Gross mortgage lending reached £16.9bn in November, matching the same amount recorded a year ago, according to the data from the Council of Mortgage Lenders.
The figure is down 9 per cent on October’s £18.6bn figure. House purchase approvals have now fallen for four months in a row, with property transactions are back down to their levels of about a year ago.
Coupled with a continuing fall in the annual growth rate of most house price indices, the CML stated that the market appears to be settled.
While earlier in the week the trade body made a market forecast for moderation in the housing market over 2015 and 2016, it said reforms in stamp duty may modestly boost activity in the short-term.
Mohammad Jamei, the CML’s economist, added that the reform’s impact will fade away in the medium term. Over time the measure may push up house prices at the lower end of the market as it gives buyers slightly more flexibility and lower upfront costs.
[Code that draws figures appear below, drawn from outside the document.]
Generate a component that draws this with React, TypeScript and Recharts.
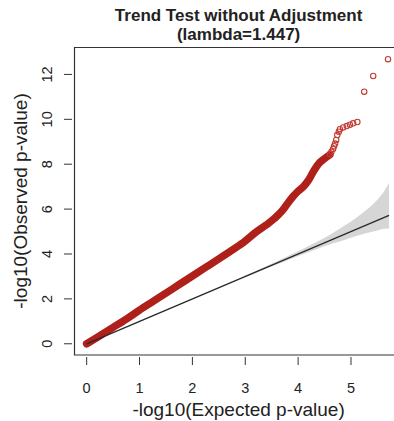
import { ComposedChart, XAxis, YAxis, Line, Area, Scatter, ReferenceArea } from "recharts";

// dense part of the QQ curve (-log10 expected vs -log10 observed)
const expectedX = [0, 0.25, 0.5, 0.75, 1, 1.25, 1.5, 1.75, 2, 2.25, 2.5, 2.75, 3, 3.2, 3.4, 3.55, 3.7, 3.8, 3.9, 4.0, 4.1, 4.2, 4.3, 4.4, 4.5, 4.6];
const observedY = [0, 0.36, 0.73, 1.1, 1.5, 1.88, 2.26, 2.64, 3.02, 3.4, 3.78, 4.17, 4.58, 4.97, 5.3, 5.58, 5.93, 6.25, 6.55, 6.8, 7.0, 7.3, 7.72, 8.05, 8.25, 8.42];

// sparse tail, drawn as open circles
const tailX = [4.6, 4.63, 4.66, 4.68, 4.7, 4.72, 4.74, 4.77, 4.79, 4.85, 4.92, 4.98, 5.04, 5.12, 5.25, 5.42, 5.7];
const tailY = [8.45, 8.55, 8.68, 8.8, 8.92, 9.08, 9.3, 9.45, 9.56, 9.64, 9.7, 9.76, 9.82, 9.88, 11.23, 11.93, 12.68];

// 95% band around the null line
const ciX = [3.0, 3.5, 4.0, 4.3, 4.5, 4.7, 4.9, 5.1, 5.3, 5.5, 5.62, 5.72];
const ciLow = [2.96, 3.44, 3.91, 4.17, 4.34, 4.5, 4.65, 4.8, 4.93, 5.05, 5.12, 5.14];
const ciHigh = [3.04, 3.57, 4.12, 4.48, 4.72, 5.0, 5.3, 5.62, 5.98, 6.42, 6.77, 7.17];

const nullX = [0, 5.72];

const xTicks = [0, 1, 2, 3, 4, 5];
const yTicks = [0, 2, 4, 6, 8, 10, 12];

const title = "Trend Test without Adjustment";
const subtitle = "(lambda=1.447)";
const xLabel = "-log10(Expected p-value)";
const yLabel = "-log10(Observed p-value)";

const FONT = "'Liberation Sans', Arial, Helvetica, sans-serif";

const bandData = expectedX.map((x, i) => ({ x, y: observedY[i] }));
const tailData = tailX.map((x, i) => ({ x, y: tailY[i] }));
const ciData = ciX.map((x, i) => ({ x, range: [ciLow[i], ciHigh[i]] }));
const nullData = nullX.map((x) => ({ x, y: x }));

const XTick = (props: any) => {
  const { x, y, payload } = props;
  return (
    <g>
      <line x1={x} x2={x} y1={y + 2} y2={y + 10} stroke="#333" strokeWidth={1} />
      <text x={x} y={y + 38} textAnchor="middle" fontSize={14.5} fill="#222" fontFamily={FONT}>
        {payload.value}
      </text>
    </g>
  );
};

const YTick = (props: any) => {
  const { x, y, payload } = props;
  const tx = x - 22;
  return (
    <g>
      <line x1={x - 10.5} x2={x - 2.5} y1={y} y2={y} stroke="#333" strokeWidth={1} />
      <text x={tx} y={y} textAnchor="middle" fontSize={14.5} fill="#222" fontFamily={FONT}
        transform={`rotate(-90, ${tx}, ${y})`}>
        {payload.value}
      </text>
    </g>
  );
};

const circle = (p: any) => (
  <circle cx={p.cx} cy={p.cy} r={2.7} fill="none" stroke="#C23A30" strokeWidth={1.1} />
);

export default function App() {
  return (
    <div style={{ position: "absolute", left: 0, top: 0, width: 394, height: 421, overflow: "hidden", background: "#fff" }}>
      <ComposedChart width={420} height={421} margin={{ top: 47.5, right: 17.2, bottom: 26, left: 14.5 }}>
        <XAxis dataKey="x" type="number" domain={[-0.23, 5.98]} ticks={xTicks} allowDataOverflow
          axisLine={false} tickLine={false} tickSize={0} tickMargin={0} height={40} tick={XTick} interval={0} />
        <YAxis type="number" domain={[-0.5, 13.2]} ticks={yTicks} allowDataOverflow
          axisLine={false} tickLine={false} tickSize={0} tickMargin={0} width={60} tick={YTick} interval={0} />
        <Area data={ciData} dataKey="range" type="monotone" fill="#D6D6D6" fillOpacity={1} stroke="none" isAnimationActive={false} />
        <Line data={bandData} dataKey="y" type="monotone" stroke="#B0201B" strokeWidth={7.5} strokeLinecap="round"
          dot={false} isAnimationActive={false} />
        <Scatter data={tailData} dataKey="y" shape={circle} isAnimationActive={false} />
        <Line data={nullData} dataKey="y" type="linear" stroke="#2a2a2a" strokeWidth={1.4} dot={false} isAnimationActive={false} />
        <ReferenceArea x1={-0.23} x2={5.98} y1={-0.5} y2={13.2} fill="none" stroke="#333" strokeWidth={1.2} ifOverflow="visible" />
      </ComposedChart>
      <svg width={394} height={421} style={{ position: "absolute", left: 0, top: 0, pointerEvents: "none" }}>
        <text x={238.6} y={21} textAnchor="middle" fontSize={17} fontWeight="bold" fill="#222" fontFamily={FONT}>{title}</text>
        <text x={238.6} y={40} textAnchor="middle" fontSize={17} fontWeight="bold" fill="#222" fontFamily={FONT}>{subtitle}</text>
        <text x={238.6} y={416} textAnchor="middle" fontSize={19} fill="#222" fontFamily={FONT}>{xLabel}</text>
        <text x={27} y={201} textAnchor="middle" fontSize={19} fill="#222" fontFamily={FONT}
          transform="rotate(-90, 27, 201)">{yLabel}</text>
      </svg>
    </div>
  );
}
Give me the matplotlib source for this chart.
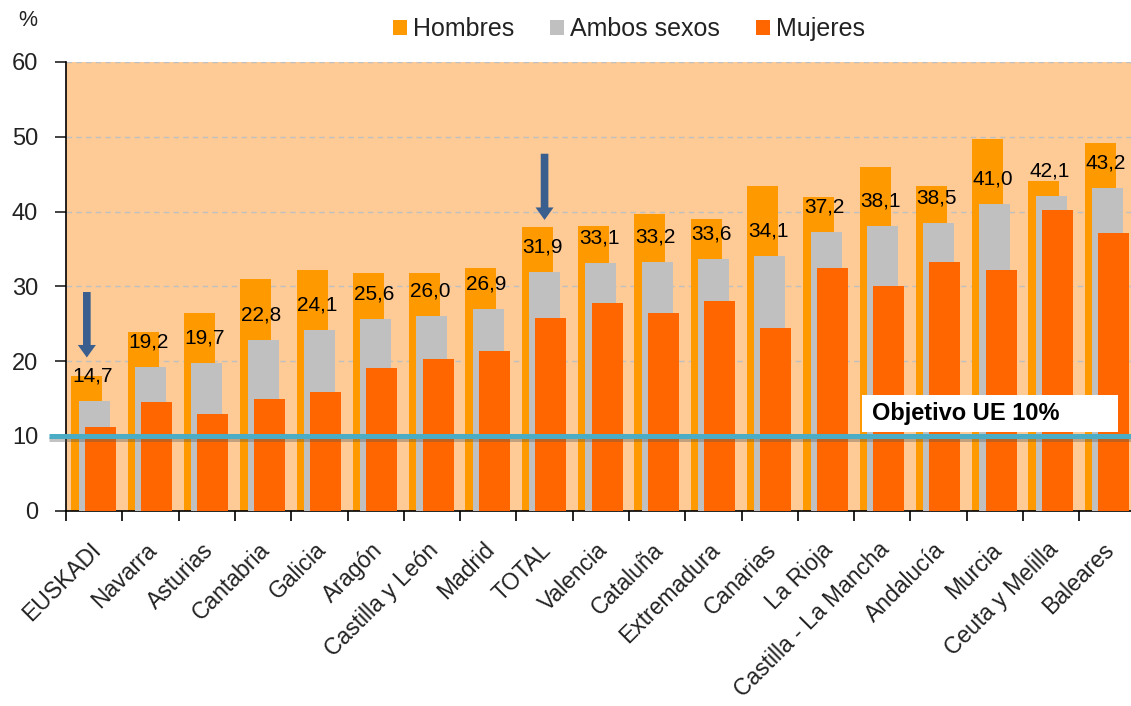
import matplotlib
matplotlib.use("Agg")
import matplotlib.pyplot as plt
import matplotlib.patheffects as pe
import matplotlib.transforms as mtransforms
from matplotlib.patches import Rectangle
import numpy as np

plt.rcParams['font.family'] = ['Liberation Sans', 'DejaVu Sans']

categorias = ["EUSKADI", "Navarra", "Asturias", "Cantabria", "Galicia", "Aragón",
              "Castilla y León", "Madrid", "TOTAL", "Valencia", "Cataluña", "Extremadura",
              "Canarias", "La Rioja", "Castilla - La Mancha", "Andalucía", "Murcia",
              "Ceuta y Melilla", "Baleares"]
hombres = [18.0, 23.9, 26.4, 31.0, 32.2, 31.8, 31.8, 32.5, 37.9, 38.1, 39.6, 39.0,
           43.4, 41.9, 45.9, 43.4, 49.7, 44.1, 49.2]
ambos = [14.7, 19.2, 19.7, 22.8, 24.1, 25.6, 26.0, 26.9, 31.9, 33.1, 33.2, 33.6,
         34.1, 37.2, 38.1, 38.5, 41.0, 42.1, 43.2]
mujeres = [11.2, 14.5, 12.9, 14.9, 15.8, 19.1, 20.3, 21.4, 25.7, 27.7, 26.4, 28.0,
           24.4, 32.4, 30.0, 33.3, 32.2, 40.2, 37.1]
objetivo = 10
etiquetas_ambos = [f"{v:.1f}".replace(".", ",") for v in ambos]

W, H = 1131, 706
fig = plt.figure(figsize=(W / 100, H / 100), dpi=100)
ax = fig.add_axes([66 / W, (H - 510.5) / H, 1069.7 / W, 448.5 / H])
ax.set_facecolor("#FECA96")

x = np.arange(len(categorias))
bw = 0.55
ax.bar(x - 0.13, hombres, width=bw, color="#FF9900", zorder=2, label="Hombres")
ax.bar(x, ambos, width=bw, color="#C0C0C0", zorder=3, label="Ambos sexos")
ax.bar(x + 0.11, mujeres, width=bw, color="#FF6600", zorder=4, label="Mujeres")

for xi, v, t in zip(x, ambos, etiquetas_ambos):
    ax.annotate(t, (xi - 0.03, v), xytext=(0, 18), textcoords="offset points",
                ha="center", va="center", fontsize=15, color="black", zorder=6)

ax.set_xlim(-0.5, len(categorias) - 0.5)
ax.set_ylim(0, 60)
ax.set_yticks(range(0, 61, 10))
ax.yaxis.grid(True, linestyle=(0, (4, 3)), color="#C0C0C0", linewidth=1, zorder=1)
ax.set_axisbelow(True)
ax.tick_params(axis="y", labelsize=17, length=8, width=1.2, direction="out", pad=12,
               colors="#222222")

ax.set_xticks(np.arange(-0.5, len(categorias), 1.0))
ax.set_xticklabels([])
ax.tick_params(axis="x", which="major", length=7, width=1.2, direction="out")
ax.set_xticks(x, minor=True)
ax.set_xticklabels(categorias, minor=True, rotation=45, ha="right",
                   rotation_mode="anchor", fontsize=16.5, color="#222222")
ax.tick_params(axis="x", which="minor", length=0, pad=20)
shift = mtransforms.ScaledTranslation(-5 / 100, 0, fig.dpi_scale_trans)
for lab in ax.get_xticklabels(minor=True):
    lab.set_transform(lab.get_transform() + shift)

for s in ["top", "right"]:
    ax.spines[s].set_visible(False)
ax.spines["left"].set_linewidth(1.2)
ax.spines["bottom"].set_linewidth(1.2)

# objetivo line
ax.plot([-0.8, len(categorias) - 0.5], [objetivo, objetivo], color="#4BACC6", lw=3.6,
        zorder=7, clip_on=False, solid_capstyle="butt",
        path_effects=[pe.SimpleLineShadow(offset=(0, -2), alpha=0.35, shadow_color="#555555"),
                      pe.Normal()])
ax.add_patch(Rectangle((13.64, 10.5), 4.55, 4.95, facecolor="white", edgecolor="none",
                       zorder=8))
ax.text(13.82, 12.95, "Objetivo UE 10%", fontsize=17, fontweight="bold", va="center",
        ha="left", zorder=9)

# arrows
arrow_kw = dict(arrowstyle="simple,head_length=0.9,head_width=1.3,tail_width=0.55",
                color="#3A5F8F", lw=0)
ax.annotate("", xy=(-0.13, 20.1), xytext=(-0.13, 29.6), arrowprops=arrow_kw, zorder=9)
ax.annotate("", xy=(8.0, 38.5), xytext=(8.0, 48.1), arrowprops=arrow_kw, zorder=9)

fig.text(28 / W, 1 - 21 / H, "%", fontsize=15.5, ha="center", va="center", color="#222222")
fig.legend(loc="center", bbox_to_anchor=(629 / W, 1 - 29 / H), ncol=3, frameon=False,
           fontsize=18, handlelength=0.56, handleheight=0.56, handletextpad=0.24,
           columnspacing=1.45, labelcolor="#222222")

fig.savefig("out.png", dpi=100)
The Office for Budget Responsibility estimates that the new system will cost about £800m per year for the government.
While the CML predicts a steady state for transactions around 1.2m over the next two years, the OBR forecasts a return to longer term averages of around 1.4m.
This forecast also underpins the OBR’s strong growth in revenues from stamp duty over the forecast horizon and was deemed “rather optimistic” by the council.
“Our view is that given the ongoing affordability pressures facing buyers, it is unlikely for the market to return to these levels,” it added.
Jonathan Harris, director of mortgage broker Anderson Harris, flagged up that the steady year-on-year picture makes for a “sustainable and healthy market” which is far better than January’s 40 per cent year-on-year jump.
‘The CML expects this picture to continue into next year with a steady increase in lending but nothing too dramatic. The stamp duty reforms are likely to provide a boost in the short term to the lower end of the market but the mortgage market review reforms have made it harder for many people to get a mortgage.
“With the Bank of England suggesting that the first interest rate rise won’t be until the end of next year, at the earliest, this will boost activity in the mortgage market.
“All we need now is for lenders to come up with innovative products that will solve some of the issues created by MMR. In particular, something directed at older borrowers who are struggling to get a mortgage, remortgage or even guarantee a child’s mortgage because of their age.”